2022年8月27日に第8回秋田県関節鏡・膝・スポーツ整形外科研究会が開催されました。
本会に先立ち、12時から秋田市にぎわい交流館AUを会場に、モデルボーンを用いたハンズオンが開催されました。前線で活躍する先生方からの手厚い指導のもと、関節鏡や膝・肩人工関節、膝周囲骨切り術の手術手技を体験できるという、コロナ禍始まって以来の一大イベントになりました。筆者は他病院勤務の予定があり、現地の熱気を拝むことは叶いませんでしたが、専攻医のみならず研修医や学生の参加もあり大盛況だったようです。若き駿馬の皆さんが、すこしでも興味を持ってくれると嬉しいですね。

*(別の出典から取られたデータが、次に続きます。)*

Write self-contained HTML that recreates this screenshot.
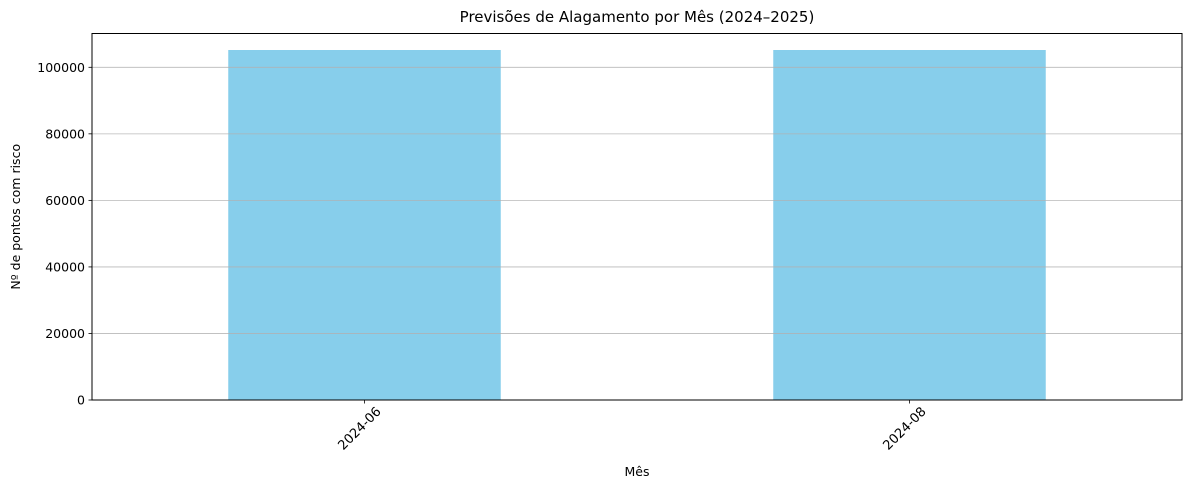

本研究会は塚本泰朗先生の座長のもと、スポーツに関するシンポジウムから始まりました。藤井昌先生はプロスポーツ選手の診療についての発表で、LINEを活用した情報の共有や教育方法が印象的でした。三浦隆徳先生はTHA後のスポーツについて、冨手貴教先生はTKA後のスポーツについての発表で、インプラントに対する衝撃の度合いから各スポーツを3つに分類し、術後に何なら可能なのか等を詳細にレクチャーくださいました。手術を考えている患者さんに説明するうえで大変役立つ内容でした。杉村祐介先生は肩の画像診断とスポーツについて、瀬川豊人先生はリハビリとスポーツ復帰についての発表で、それぞれ、どの肢位で撮影し、タイトネスなどをどう評価するのか、リハビリでどこまでの訓練が可能になったらどの運動を許可できるのか等、具体的に学ぶことができました。自分もここ数カ月の間、右肩の四辺間隙などが痛み可動域が低下していたので、実践したく思います。
続いて木島泰明先生の座長のもと、赤川学先生のミニレクチャーが始まりました。TKAの周術期管路の、真の最小侵襲についての講義でしたが、これは聞いていた方、特に若手の先生方にはかなり勉強になったのではないのでしょうか。執刀する医師によって手法が違うと感じていた筆者の気持ちを代弁するような事前のアンケート結果を踏まえ、文献を紹介しつつ当たり前のように行われているカクテルなどの根幹に踏み込んで解説していただき、とても知識が深まりました。
最後は齊藤英知先生の座長のもと、大阪大学大学院医学系研究科健康スポーツ科学講座教授・国際医療センター長、中田研先生から「スポーツ運動器疾患のSaMD開発研究に向けて:ハードウェアからソフトウェアまで」の題名で特別講演をしていただきました。
半月板縫合の新規器具の開発のような、医療機器開発の話に始まり、大阪大学で行われた大学生のウェアラブルデバイスによる歩数の分類や動向など、ここ秋田県に長く暮らしている身としてはもはや近未来を感じさせるほどの眩しい内容でした。自分もGPS搭載の歩数や高度などがわかるランニング用の時計を持っていますが、そのようなウェアラブルデバイスでデジタル医療に活用できそうな研究を思いつくことに驚かされました。
自分はアナログ世代だからなどという言い訳はせずに、新しいものをどんどんと吸収したくなる研究会でした。ご講演くださった先生方には心より感謝を申し上げます。